Supplied information
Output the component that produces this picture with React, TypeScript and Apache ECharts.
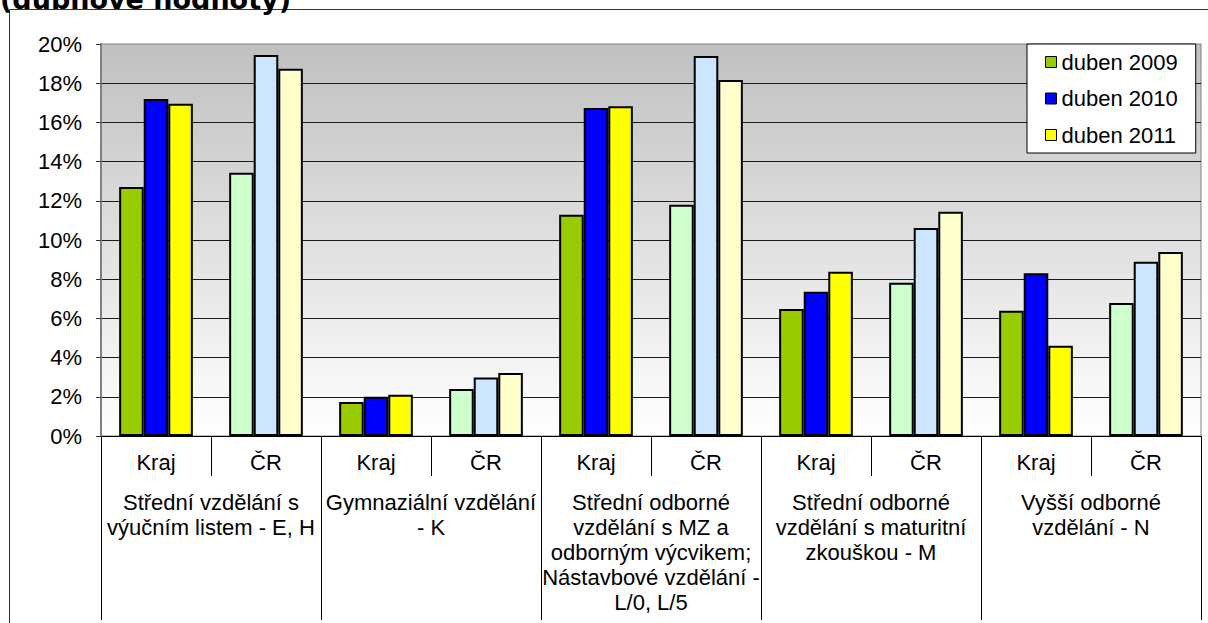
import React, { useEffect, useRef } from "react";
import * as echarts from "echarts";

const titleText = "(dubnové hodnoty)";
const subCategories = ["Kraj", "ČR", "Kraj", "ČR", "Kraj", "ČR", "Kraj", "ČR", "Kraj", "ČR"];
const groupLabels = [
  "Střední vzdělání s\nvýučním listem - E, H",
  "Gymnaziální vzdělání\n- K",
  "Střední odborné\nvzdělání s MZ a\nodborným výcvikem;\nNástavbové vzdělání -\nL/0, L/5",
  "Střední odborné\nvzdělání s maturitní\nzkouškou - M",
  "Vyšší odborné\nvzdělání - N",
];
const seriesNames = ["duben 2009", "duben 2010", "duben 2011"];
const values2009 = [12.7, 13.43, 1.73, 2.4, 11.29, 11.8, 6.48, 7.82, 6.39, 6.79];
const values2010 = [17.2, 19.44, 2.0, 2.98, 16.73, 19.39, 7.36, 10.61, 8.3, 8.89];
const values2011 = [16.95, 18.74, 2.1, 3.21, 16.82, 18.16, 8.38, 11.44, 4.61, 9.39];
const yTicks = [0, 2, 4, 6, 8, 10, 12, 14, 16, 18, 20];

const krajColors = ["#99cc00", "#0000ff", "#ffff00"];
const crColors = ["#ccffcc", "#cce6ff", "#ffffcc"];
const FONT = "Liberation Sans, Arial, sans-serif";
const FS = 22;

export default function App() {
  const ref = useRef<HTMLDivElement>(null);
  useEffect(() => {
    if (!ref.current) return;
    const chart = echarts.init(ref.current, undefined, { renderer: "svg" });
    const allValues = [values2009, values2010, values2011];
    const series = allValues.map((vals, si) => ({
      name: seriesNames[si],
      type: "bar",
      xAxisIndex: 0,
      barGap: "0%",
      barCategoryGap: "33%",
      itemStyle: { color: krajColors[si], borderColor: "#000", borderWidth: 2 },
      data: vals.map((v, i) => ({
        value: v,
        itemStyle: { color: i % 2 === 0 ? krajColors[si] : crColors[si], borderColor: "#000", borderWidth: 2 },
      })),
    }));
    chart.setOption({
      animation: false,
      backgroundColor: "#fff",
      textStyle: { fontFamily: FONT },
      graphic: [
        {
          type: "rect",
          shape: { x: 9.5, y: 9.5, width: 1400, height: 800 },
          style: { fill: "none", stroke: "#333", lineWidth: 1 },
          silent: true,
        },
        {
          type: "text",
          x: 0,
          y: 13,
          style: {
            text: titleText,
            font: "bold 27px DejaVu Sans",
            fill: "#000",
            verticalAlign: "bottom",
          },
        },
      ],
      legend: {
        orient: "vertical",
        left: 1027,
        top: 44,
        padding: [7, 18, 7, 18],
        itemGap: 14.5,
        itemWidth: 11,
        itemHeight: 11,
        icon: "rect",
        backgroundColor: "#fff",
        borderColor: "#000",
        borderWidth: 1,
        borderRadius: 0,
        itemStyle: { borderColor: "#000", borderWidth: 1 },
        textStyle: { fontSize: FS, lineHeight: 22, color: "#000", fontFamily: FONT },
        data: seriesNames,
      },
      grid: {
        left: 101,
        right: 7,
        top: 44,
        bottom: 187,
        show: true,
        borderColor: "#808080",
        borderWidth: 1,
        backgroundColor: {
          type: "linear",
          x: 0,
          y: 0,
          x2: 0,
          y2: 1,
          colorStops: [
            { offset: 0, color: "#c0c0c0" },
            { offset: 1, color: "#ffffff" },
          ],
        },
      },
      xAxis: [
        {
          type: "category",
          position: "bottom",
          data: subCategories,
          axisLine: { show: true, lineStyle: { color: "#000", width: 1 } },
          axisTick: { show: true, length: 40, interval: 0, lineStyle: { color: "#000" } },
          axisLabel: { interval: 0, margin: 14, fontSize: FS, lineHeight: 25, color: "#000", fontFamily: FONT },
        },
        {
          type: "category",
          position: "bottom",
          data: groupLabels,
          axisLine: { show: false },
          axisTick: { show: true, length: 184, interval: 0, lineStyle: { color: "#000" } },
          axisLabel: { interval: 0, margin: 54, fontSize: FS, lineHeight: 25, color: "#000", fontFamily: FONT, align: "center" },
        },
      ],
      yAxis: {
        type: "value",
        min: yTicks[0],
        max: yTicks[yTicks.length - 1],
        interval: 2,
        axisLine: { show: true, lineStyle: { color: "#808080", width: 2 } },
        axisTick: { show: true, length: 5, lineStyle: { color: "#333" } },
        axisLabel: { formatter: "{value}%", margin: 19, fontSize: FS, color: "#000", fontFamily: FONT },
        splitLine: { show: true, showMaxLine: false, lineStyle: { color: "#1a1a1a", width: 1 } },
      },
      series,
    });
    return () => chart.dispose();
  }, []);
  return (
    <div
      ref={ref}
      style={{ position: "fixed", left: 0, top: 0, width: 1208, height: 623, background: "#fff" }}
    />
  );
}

Requirements
Could the lines from the top of the material through the line with "const FS = 22;" be repeated exactly, pictures left out?

Exercise solution
Output the component that produces this picture with React, TypeScript and Apache ECharts.
import React, { useEffect, useRef } from "react";
import * as echarts from "echarts";

const titleText = "(dubnové hodnoty)";
const subCategories = ["Kraj", "ČR", "Kraj", "ČR", "Kraj", "ČR", "Kraj", "ČR", "Kraj", "ČR"];
const groupLabels = [
  "Střední vzdělání s\nvýučním listem - E, H",
  "Gymnaziální vzdělání\n- K",
  "Střední odborné\nvzdělání s MZ a\nodborným výcvikem;\nNástavbové vzdělání -\nL/0, L/5",
  "Střední odborné\nvzdělání s maturitní\nzkouškou - M",
  "Vyšší odborné\nvzdělání - N",
];
const seriesNames = ["duben 2009", "duben 2010", "duben 2011"];
const values2009 = [12.7, 13.43, 1.73, 2.4, 11.29, 11.8, 6.48, 7.82, 6.39, 6.79];
const values2010 = [17.2, 19.44, 2.0, 2.98, 16.73, 19.39, 7.36, 10.61, 8.3, 8.89];
const values2011 = [16.95, 18.74, 2.1, 3.21, 16.82, 18.16, 8.38, 11.44, 4.61, 9.39];
const yTicks = [0, 2, 4, 6, 8, 10, 12, 14, 16, 18, 20];

const krajColors = ["#99cc00", "#0000ff", "#ffff00"];
const crColors = ["#ccffcc", "#cce6ff", "#ffffcc"];
const FONT = "Liberation Sans, Arial, sans-serif";
const FS = 22;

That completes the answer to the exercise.